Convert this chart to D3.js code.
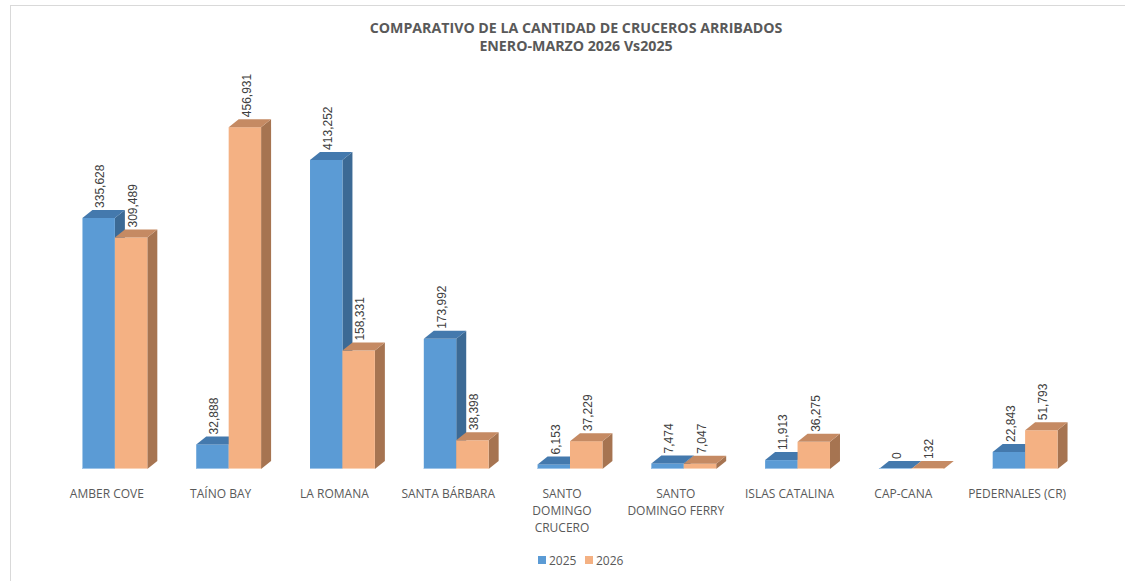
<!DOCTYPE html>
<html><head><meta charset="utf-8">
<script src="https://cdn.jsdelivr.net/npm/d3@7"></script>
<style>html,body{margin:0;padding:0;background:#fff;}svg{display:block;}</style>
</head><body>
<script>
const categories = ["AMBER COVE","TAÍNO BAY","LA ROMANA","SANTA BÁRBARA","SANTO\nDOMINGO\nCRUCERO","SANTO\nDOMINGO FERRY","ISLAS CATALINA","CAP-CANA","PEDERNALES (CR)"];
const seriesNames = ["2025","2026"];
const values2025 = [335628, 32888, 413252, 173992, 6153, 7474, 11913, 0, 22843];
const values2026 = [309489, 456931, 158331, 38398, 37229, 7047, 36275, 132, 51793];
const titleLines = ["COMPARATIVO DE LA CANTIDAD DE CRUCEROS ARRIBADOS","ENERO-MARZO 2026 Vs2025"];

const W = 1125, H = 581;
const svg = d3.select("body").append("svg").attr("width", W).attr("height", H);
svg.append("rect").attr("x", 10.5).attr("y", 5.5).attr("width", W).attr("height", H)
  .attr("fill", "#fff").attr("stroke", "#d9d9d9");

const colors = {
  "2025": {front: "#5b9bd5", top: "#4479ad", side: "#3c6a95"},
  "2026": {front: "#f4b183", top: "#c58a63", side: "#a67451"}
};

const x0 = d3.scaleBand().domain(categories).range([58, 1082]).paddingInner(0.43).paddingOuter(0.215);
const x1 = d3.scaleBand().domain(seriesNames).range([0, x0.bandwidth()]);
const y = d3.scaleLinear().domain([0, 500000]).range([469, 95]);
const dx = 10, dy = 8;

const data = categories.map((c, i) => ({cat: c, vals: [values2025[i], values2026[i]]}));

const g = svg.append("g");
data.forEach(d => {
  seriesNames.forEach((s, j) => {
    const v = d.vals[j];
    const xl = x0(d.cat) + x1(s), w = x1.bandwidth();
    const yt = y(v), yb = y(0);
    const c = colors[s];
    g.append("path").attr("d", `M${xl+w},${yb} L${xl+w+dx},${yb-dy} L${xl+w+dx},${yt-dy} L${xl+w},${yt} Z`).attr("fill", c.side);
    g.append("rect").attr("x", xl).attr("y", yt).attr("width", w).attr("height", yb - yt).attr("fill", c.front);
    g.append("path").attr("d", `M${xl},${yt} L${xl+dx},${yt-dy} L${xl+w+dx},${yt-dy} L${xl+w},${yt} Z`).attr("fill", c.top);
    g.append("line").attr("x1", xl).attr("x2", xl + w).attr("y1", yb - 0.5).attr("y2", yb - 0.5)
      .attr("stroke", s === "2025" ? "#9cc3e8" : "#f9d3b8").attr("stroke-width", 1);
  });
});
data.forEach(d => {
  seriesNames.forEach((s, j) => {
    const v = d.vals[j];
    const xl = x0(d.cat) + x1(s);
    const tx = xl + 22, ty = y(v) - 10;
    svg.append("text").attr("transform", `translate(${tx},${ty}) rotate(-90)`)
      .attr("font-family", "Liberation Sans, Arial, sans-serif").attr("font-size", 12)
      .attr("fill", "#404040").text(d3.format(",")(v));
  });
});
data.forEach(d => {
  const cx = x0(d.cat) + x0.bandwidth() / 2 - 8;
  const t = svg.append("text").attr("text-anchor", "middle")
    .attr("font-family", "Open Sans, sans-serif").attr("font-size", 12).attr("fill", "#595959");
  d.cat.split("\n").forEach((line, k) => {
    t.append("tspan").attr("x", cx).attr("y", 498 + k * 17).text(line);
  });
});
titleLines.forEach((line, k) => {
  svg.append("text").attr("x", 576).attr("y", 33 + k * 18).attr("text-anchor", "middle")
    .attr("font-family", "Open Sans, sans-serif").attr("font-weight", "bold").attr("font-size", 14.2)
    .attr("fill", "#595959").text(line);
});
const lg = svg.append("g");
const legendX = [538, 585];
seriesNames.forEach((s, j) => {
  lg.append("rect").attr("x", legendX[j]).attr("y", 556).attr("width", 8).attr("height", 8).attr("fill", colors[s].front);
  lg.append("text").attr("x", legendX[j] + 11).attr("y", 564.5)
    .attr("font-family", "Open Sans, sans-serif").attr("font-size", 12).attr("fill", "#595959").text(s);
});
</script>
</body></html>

+++

Description of the task: Your task is an exact transcription of all the data, minus the pictures.

Solution:
Convert this chart to D3.js code.
<!DOCTYPE html>
<html><head><meta charset="utf-8">
<script src="https://cdn.jsdelivr.net/npm/d3@7"></script>
<style>html,body{margin:0;padding:0;background:#fff;}svg{display:block;}</style>
</head><body>
<script>
const categories = ["AMBER COVE","TAÍNO BAY","LA ROMANA","SANTA BÁRBARA","SANTO\nDOMINGO\nCRUCERO","SANTO\nDOMINGO FERRY","ISLAS CATALINA","CAP-CANA","PEDERNALES (CR)"];
const seriesNames = ["2025","2026"];
const values2025 = [335628, 32888, 413252, 173992, 6153, 7474, 11913, 0, 22843];
const values2026 = [309489, 456931, 158331, 38398, 37229, 7047, 36275, 132, 51793];
const titleLines = ["COMPARATIVO DE LA CANTIDAD DE CRUCEROS ARRIBADOS","ENERO-MARZO 2026 Vs2025"];

const W = 1125, H = 581;
const svg = d3.select("body").append("svg").attr("width", W).attr("height", H);
svg.append("rect").attr("x", 10.5).attr("y", 5.5).attr("width", W).attr("height", H)
  .attr("fill", "#fff").attr("stroke", "#d9d9d9");

const colors = {
  "2025": {front: "#5b9bd5", top: "#4479ad", side: "#3c6a95"},
  "2026": {front: "#f4b183", top: "#c58a63", side: "#a67451"}
};

const x0 = d3.scaleBand().domain(categories).range([58, 1082]).paddingInner(0.43).paddingOuter(0.215);
const x1 = d3.scaleBand().domain(seriesNames).range([0, x0.bandwidth()]);
const y = d3.scaleLinear().domain([0, 500000]).range([469, 95]);
const dx = 10, dy = 8;

const data = categories.map((c, i) => ({cat: c, vals: [values2025[i], values2026[i]]}));

const g = svg.append("g");
data.forEach(d => {
  seriesNames.forEach((s, j) => {
    const v = d.vals[j];
    const xl = x0(d.cat) + x1(s), w = x1.bandwidth();
    const yt = y(v), yb = y(0);
    const c = colors[s];
    g.append("path").attr("d", `M${xl+w},${yb} L${xl+w+dx},${yb-dy} L${xl+w+dx},${yt-dy} L${xl+w},${yt} Z`).attr("fill", c.side);
    g.append("rect").attr("x", xl).attr("y", yt).attr("width", w).attr("height", yb - yt).attr("fill", c.front);
    g.append("path").attr("d", `M${xl},${yt} L${xl+dx},${yt-dy} L${xl+w+dx},${yt-dy} L${xl+w},${yt} Z`).attr("fill", c.top);
    g.append("line").attr("x1", xl).attr("x2", xl + w).attr("y1", yb - 0.5).attr("y2", yb - 0.5)
      .attr("stroke", s === "2025" ? "#9cc3e8" : "#f9d3b8").attr("stroke-width", 1);
  });
});
data.forEach(d => {
  seriesNames.forEach((s, j) => {
    const v = d.vals[j];
    const xl = x0(d.cat) + x1(s);
    const tx = xl + 22, ty = y(v) - 10;
    svg.append("text").attr("transform", `translate(${tx},${ty}) rotate(-90)`)
      .attr("font-family", "Liberation Sans, Arial, sans-serif").attr("font-size", 12)
      .attr("fill", "#404040").text(d3.format(",")(v));
  });
});
data.forEach(d => {
  const cx = x0(d.cat) + x0.bandwidth() / 2 - 8;
  const t = svg.append("text").attr("text-anchor", "middle")
    .attr("font-family", "Open Sans, sans-serif").attr("font-size", 12).attr("fill", "#595959");
  d.cat.split("\n").forEach((line, k) => {
    t.append("tspan").attr("x", cx).attr("y", 498 + k * 17).text(line);
  });
});
titleLines.forEach((line, k) => {
  svg.append("text").attr("x", 576).attr("y", 33 + k * 18).attr("text-anchor", "middle")
    .attr("font-family", "Open Sans, sans-serif").attr("font-weight", "bold").attr("font-size", 14.2)
    .attr("fill", "#595959").text(line);
});
const lg = svg.append("g");
const legendX = [538, 585];
seriesNames.forEach((s, j) => {
  lg.append("rect").attr("x", legendX[j]).attr("y", 556).attr("width", 8).attr("height", 8).attr("fill", colors[s].front);
  lg.append("text").attr("x", legendX[j] + 11).attr("y", 564.5)
    .attr("font-family", "Open Sans, sans-serif").attr("font-size", 12).attr("fill", "#595959").text(s);
});
</script>
</body></html>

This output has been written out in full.